И тут я увидел, как офицер достает пистолет из кобуры и стреляет мне в живот. Я весь похолодел. Хлопок от выстрела был сильный, Мия дрогнула, мальчик заплакал.
Боли я не ощутил и поэтому немного успокоился.
– Вот! Вот деньги! – закричала Мия, тыча пачкой в офицера.
Выходило, что и вправду я зря орал, при подсчете у нас вышло как раз двадцать пять миллионов. Только вот я оказывался в пролете. Но это было уже и не очень важно. Я очень сильно устал и замерз.
Все они – и Мия с ребенком, и пограничники стали усаживаться во внедорожник.
Я вдруг почему-то запыхался и прислонился к машине, стоять было тяжеловато.
Мальчик подбежал и обнял меня.
– Ты же обещал, что мы поговорим! Пошли! Пошли с нами!
– Я не могу. Мне денег не хватило… – прошептал я, никак не в силах сообразить: почему, если мне холодно, почему вся рубашка взмокла от пота.
– Ну договорись! Ну сделай что-нибудь! – обливался он слезами.
– Идите пока без меня. Я… вернусь в город, продам машину и приеду. Вам еще все равно несколько суток в фильтрационном лагере болтаться, – я усмехнулся. Но с какой стати я так запыхался?
– Пойдем с нами! Я только встретил тебя, и ты опять уходишь?!
– Идите, – я деревенеющей рукой погладил его по голове. – Ты, главное, не позволяй себя никому обижать. Никто не имеет права тебя обижать!
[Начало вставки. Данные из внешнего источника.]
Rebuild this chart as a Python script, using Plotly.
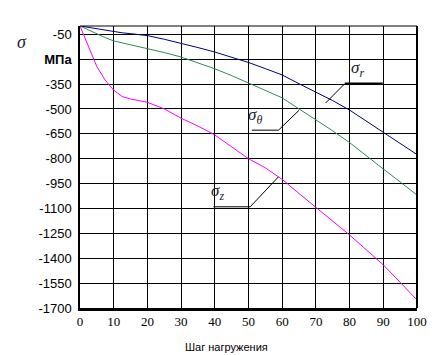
import plotly.graph_objects as go

steps = [0, 2.5, 5, 7.5, 10, 12.5, 15, 20, 25, 30, 35, 40, 45, 50, 55, 60, 65, 70, 75, 80, 85, 90, 95, 100]
sigma_r = [0, -9, -17, -27, -36, -41, -46, -58, -80, -104, -130, -157, -188, -220, -257, -295, -348, -398, -450, -507, -573, -640, -706, -775]
sigma_theta = [0, -24, -48, -70, -90, -101, -113, -136, -160, -187, -222, -258, -299, -343, -388, -433, -500, -565, -632, -703, -785, -862, -940, -1019]
sigma_z = [0, -126, -245, -327, -387, -425, -440, -460, -500, -556, -603, -657, -730, -800, -855, -925, -1010, -1092, -1175, -1260, -1350, -1440, -1545, -1652]

y_tick_vals = [-50, -200, -350, -500, -650, -800, -950, -1100, -1250, -1400, -1550, -1700]
y_tick_text = ["-50", "<b>МПа</b>", "-350", "-500", "-650", "-800", "-950", "-1100", "-1250", "-1400", "-1550", "-1700"]
x_tick_vals = [0, 10, 20, 30, 40, 50, 60, 70, 80, 90, 100]

fig = go.Figure()
fig.add_trace(go.Scatter(x=steps, y=sigma_r, mode="lines", line=dict(color="#000080", width=1), showlegend=False))
fig.add_trace(go.Scatter(x=steps, y=sigma_theta, mode="lines", line=dict(color="#2E8B57", width=1), showlegend=False))
fig.add_trace(go.Scatter(x=steps, y=sigma_z, mode="lines", line=dict(color="#FF00FF", width=1), showlegend=False))

# leader lines for labels
leaders = [
    dict(x0=78.6, y0=-347, x1=89.8, y1=-347, w=2),
    dict(x0=78.6, y0=-347, x1=72.9, y1=-464, w=1),
    dict(x0=51.0, y0=-628, x1=58.9, y1=-628, w=1),
    dict(x0=58.9, y0=-628, x1=65.0, y1=-508, w=1),
    dict(x0=39.6, y0=-1090, x1=50.5, y1=-1090, w=1),
    dict(x0=50.5, y0=-1090, x1=58.9, y1=-909, w=1),
]
for L in leaders:
    fig.add_shape(type="line", xref="x", yref="y", x0=L["x0"], y0=L["y0"], x1=L["x1"], y1=L["y1"],
                  line=dict(color="black", width=L["w"]))

# borders
fig.add_shape(type="line", xref="paper", yref="paper", x0=1, y0=0, x1=1, y1=1, line=dict(color="black", width=2))
fig.add_shape(type="line", xref="paper", yref="paper", x0=0, y0=1, x1=1, y1=1, line=dict(color="black", width=1))

sig_font = dict(family="Liberation Serif", size=17, color="#222")
fig.add_annotation(x=82.4, y=-262, xref="x", yref="y", text="<i>σ</i><sub><i>r</i></sub>", showarrow=False, font=sig_font)
fig.add_annotation(x=51.8, y=-545, xref="x", yref="y", text="<i>σ</i><sub><i>θ</i></sub>", showarrow=False, font=sig_font)
fig.add_annotation(x=40.8, y=-1002, xref="x", yref="y", text="<i>σ</i><sub><i>z</i></sub>", showarrow=False, font=sig_font)

# axis labels (pixel positions converted to paper coords; plot area 80..417 x 26..308)
fig.add_annotation(xref="paper", yref="paper", x=(22 - 80) / 337, y=(308 - 42) / 282,
                   xanchor="center", yanchor="middle", text="<i>σ</i>", showarrow=False,
                   font=dict(family="Liberation Serif", size=18, color="#222"))
fig.add_annotation(xref="paper", yref="paper", x=(226 - 80) / 337, y=(308 - 347) / 282,
                   xanchor="center", yanchor="middle", text="Шаг нагружения", showarrow=False,
                   font=dict(family="Liberation Sans", size=11, color="black"))

fig.update_layout(
    width=444, height=355,
    margin=dict(l=80, r=27, t=26, b=47),
    paper_bgcolor="white", plot_bgcolor="white",
    xaxis=dict(range=[0, 100], tickvals=x_tick_vals, showgrid=True, gridcolor="black", gridwidth=1,
               showline=True, linecolor="black", linewidth=2.5, zeroline=False, ticks="",
               tickfont=dict(family="Liberation Serif", size=13, color="black")),
    yaxis=dict(range=[-1700, 0], tickvals=y_tick_vals, ticktext=y_tick_text, showgrid=True, gridcolor="black",
               gridwidth=1, showline=True, linecolor="black", linewidth=1.5, zeroline=False, ticks="",
               ticklabelstandoff=4,
               tickfont=dict(family="Liberation Sans", size=13, color="black")),
)

fig.write_html("out.html", config={"displayModeBar": False},
               post_script="document.body.style.margin='0';document.body.style.overflow='hidden';")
И учись. Это никогда не помешает. Учись, – я задрал его голову, чтобы посмотреть в лицо. – Да… ты похож на нее, похож. Ну, иди. Разревелся, как девчонка. Встретимся завтра.
И Мия забрала его в машину. Колеса взревели, и они умчались.
В глазах мутнело. Я как-то… чем-то, наверно, очень сильно отравился… я не знаю.
Слабость была ужасная, но я все равно дотерпел, покуда они не скроются в недрах пограничного перехода. И только потом сполз на каменистый песок. Засунул ладонь под куртку, потрогал правый бок… Все же подстрелили они меня…
Мне стало тяжко. Я представил себе, что сейчас надо будет вставать, оказывать самому себе медицинскую помощь, потом как-то ехать в город. Продавать машину. Возвращаться сюда. Да и хватит ли денег? И как это все будет долго и муторно.
Вот и опять жизнь дала мне по башке, и опять нужно вставать, и брать себя в руки, и жить дальше. До тех пор, пока тебя опять не придавит. И тогда опять нужно будет брать себя в руки и вставать…
Я вздохнул. Я отдохну еще немножечко и тогда пойду.
Небо стало теплеть. Начался рассвет.
И только сейчас, в первый раз в жизни, я наконец-то ощутил это чудо – всю нежность тихого ветра.